Di suatu sore yang indah, Nani memutuskan untuk jalan jalan dan menggunakan moda transportasi tersohor bernama busway. Oke, ini memang bukan kali pertama saya naik busway, ini ketiga kalinya. Oh betapa beruntungnya saya yang tidak harus banyak bersinggungan dengan transportasi umum lantaran saya tinggal di kantor. Jadi ya.. ga harus jalan jauh kalo mau ngantor. *krik* *krik*, ditambah dengan ke mana mana selalu menggunakan taksi, maka kali ini perjalanan menggunakan busway terasa HUWOW.

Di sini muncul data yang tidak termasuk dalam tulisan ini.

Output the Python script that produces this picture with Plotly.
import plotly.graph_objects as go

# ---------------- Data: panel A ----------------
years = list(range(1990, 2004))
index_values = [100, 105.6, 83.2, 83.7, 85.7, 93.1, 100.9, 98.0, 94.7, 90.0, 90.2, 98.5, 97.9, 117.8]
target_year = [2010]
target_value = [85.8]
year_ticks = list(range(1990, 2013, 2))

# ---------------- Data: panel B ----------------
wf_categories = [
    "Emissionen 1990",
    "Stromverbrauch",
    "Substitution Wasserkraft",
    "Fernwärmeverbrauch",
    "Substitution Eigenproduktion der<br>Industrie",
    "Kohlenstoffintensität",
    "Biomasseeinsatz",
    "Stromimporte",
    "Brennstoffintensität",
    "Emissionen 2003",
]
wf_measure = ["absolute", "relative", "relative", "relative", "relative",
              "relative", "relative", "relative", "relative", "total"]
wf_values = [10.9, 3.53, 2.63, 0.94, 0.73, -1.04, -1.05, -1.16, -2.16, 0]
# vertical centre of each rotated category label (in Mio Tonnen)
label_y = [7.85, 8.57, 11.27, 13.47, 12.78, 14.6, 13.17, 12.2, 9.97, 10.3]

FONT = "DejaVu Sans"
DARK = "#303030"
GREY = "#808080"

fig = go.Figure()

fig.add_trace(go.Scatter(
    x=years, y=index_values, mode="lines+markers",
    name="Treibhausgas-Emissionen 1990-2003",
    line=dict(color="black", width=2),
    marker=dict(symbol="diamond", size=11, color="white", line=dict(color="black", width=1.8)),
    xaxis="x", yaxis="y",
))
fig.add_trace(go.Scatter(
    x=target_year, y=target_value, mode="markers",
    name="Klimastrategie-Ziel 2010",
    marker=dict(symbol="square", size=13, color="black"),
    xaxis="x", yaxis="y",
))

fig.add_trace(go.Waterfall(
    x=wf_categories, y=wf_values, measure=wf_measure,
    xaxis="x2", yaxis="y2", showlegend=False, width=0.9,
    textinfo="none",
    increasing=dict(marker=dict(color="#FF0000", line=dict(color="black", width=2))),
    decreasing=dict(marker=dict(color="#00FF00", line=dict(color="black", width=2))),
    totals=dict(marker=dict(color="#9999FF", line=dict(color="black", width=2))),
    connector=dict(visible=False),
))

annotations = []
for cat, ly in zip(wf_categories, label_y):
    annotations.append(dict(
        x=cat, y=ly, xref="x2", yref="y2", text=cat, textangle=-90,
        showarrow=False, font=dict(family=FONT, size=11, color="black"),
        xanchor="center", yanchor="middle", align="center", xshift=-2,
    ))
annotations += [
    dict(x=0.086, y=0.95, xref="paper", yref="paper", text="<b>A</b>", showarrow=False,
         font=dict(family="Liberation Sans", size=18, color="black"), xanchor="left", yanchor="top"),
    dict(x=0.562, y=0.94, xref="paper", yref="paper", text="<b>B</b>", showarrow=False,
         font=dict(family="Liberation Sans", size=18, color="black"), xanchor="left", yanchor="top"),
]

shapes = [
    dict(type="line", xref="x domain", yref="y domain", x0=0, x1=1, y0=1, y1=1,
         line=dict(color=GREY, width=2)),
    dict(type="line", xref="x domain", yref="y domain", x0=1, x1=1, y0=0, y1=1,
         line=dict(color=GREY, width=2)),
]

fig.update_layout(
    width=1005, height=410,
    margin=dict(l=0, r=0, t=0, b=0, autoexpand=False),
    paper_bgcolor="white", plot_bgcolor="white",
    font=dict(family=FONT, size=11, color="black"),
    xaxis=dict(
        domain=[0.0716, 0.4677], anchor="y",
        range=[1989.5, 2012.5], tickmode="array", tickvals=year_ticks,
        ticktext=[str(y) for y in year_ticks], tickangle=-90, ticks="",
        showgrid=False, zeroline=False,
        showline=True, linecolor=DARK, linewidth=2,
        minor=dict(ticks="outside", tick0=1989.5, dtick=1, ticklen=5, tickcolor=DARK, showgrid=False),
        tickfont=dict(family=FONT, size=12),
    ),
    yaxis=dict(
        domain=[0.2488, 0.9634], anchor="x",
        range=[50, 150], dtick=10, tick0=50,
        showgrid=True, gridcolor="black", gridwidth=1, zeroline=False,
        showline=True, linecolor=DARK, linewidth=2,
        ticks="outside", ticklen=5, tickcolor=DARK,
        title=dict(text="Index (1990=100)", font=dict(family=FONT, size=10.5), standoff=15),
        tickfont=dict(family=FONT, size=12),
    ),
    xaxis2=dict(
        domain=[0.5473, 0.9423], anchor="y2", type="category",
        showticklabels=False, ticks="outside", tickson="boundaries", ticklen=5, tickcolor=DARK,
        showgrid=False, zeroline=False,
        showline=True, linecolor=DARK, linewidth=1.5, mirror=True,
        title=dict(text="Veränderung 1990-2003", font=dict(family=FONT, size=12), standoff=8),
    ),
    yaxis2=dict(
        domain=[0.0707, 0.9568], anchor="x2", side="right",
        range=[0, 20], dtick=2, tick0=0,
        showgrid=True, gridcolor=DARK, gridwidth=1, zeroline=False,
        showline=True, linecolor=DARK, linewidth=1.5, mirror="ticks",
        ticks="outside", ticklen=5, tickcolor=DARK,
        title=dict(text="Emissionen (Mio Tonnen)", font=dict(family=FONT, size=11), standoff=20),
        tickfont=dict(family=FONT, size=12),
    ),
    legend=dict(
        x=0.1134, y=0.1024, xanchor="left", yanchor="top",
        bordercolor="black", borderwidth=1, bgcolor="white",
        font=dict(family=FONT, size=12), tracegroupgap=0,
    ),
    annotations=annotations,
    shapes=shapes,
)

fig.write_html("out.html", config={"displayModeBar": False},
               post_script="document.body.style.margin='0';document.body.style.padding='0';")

Rute saya adalah Cipete-Pasar Festival. Berbekal situs ini artinya saya harus naik dari halte Pejaten menuju GOR Sumantri.Melewati delapan halte di jalur 6. Okelah, kalo udah nyampe halte busway mah gampang, tinggal duduk manis lalu sampai. Dengan tekad bulat untuk tidak menggunakan taksi, saya naik angkot nomer sebelas rute pondok labu-pasar minggu untuk mencapai halte. Tiba di perempatan Cipete Raya - Jeruk Purut, angkot yang saya tumpangi menunaikan fitrahnya sebagai angkot, memotong jalan yang seharusnya memutar jauh di pangeran antasari dan tentu saja, memacetkan jalan yang semula padat merayap.
"Gabruk!!" angkot dilempar aqua gelas.
Angkotpun BERHENTI ditengah kemacetan dan berteriak ke mobil pelempar yang sudah maju beberapa meter. "Kalau berani turun lo!"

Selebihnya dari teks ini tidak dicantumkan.